Informed that he had won the $50,000 Enrico Fermi Award "for his leadership in thermonuclear research," Dr. Edward Teller, 54, who dislikes being called the father of the hydrogen bomb, had just one request. "I would appreciate it," he said, "since this for me is a nice occasion, that you refrain from calling me the father of anything."

To the University of Chicago, of which he was a trustee for 48 years, Meat Packer Harold H. Swift willed the $5,000,000 bulk of his $7,000,000 estate, half of the money to be used at the discretion of the school's officials, the other half as a permanent endowment fund. Cautioned Swift, a bachelor whose major outside interest was the university: "The fund is to be invested and reinvested ... I do not mean thereby to encourage the taking of wild gambles, trusting to luck; but rather I would have said university free to take on occasional unorthodox business ventures in the expectation that some of them from time to time will produce extraordinary results."

"The emergence of Lawrence P.

("Yogi") Berra as a capable business executive is now a fact," said the handout. The job: vice president of the Yoo-Hoo Beverage Company, makers of a chocolate drink.

Manhattan's elegant, four-story town house at i Sutton Place, overlooking the East River, now belongs to the man who lives next door in Nos. 3 and 5. The buyer of the ivy-covered pied-a-terre, sold at auction fortnight ago for a stupendous $436,000: Arthur A. Houghton Jr., 55, president of Steuben Glass, who purchased the property "as a long-term investment." It should prove a good one. In 1943 the Georgian brick residence, built in 1925 for Mrs. William K. Vanderbilt, sold for just $55,000.

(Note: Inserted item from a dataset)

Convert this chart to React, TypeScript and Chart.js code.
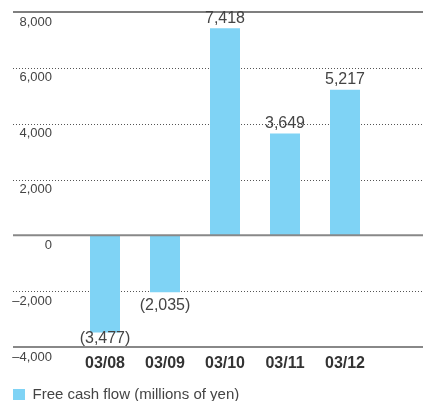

"He's just drunk," scoffed a bystander as the man fell off the barstool at Las Vegas' Sands Hotel. But Comedian Milton Berle, 54, who has seen more than his share of nightclub stewpots, wasn't so sure. Noting the man's slate-colored face and blue lips, he shouted: "He's not drunk, he's having a heart attack." Carrying the stricken man to a service table, Berle spent 20 minutes administering mouth-to-mouth resuscitation until an ambulance arrived. Said Berle afterwards: "I never did find out the guy's name, but I found out later they saved him."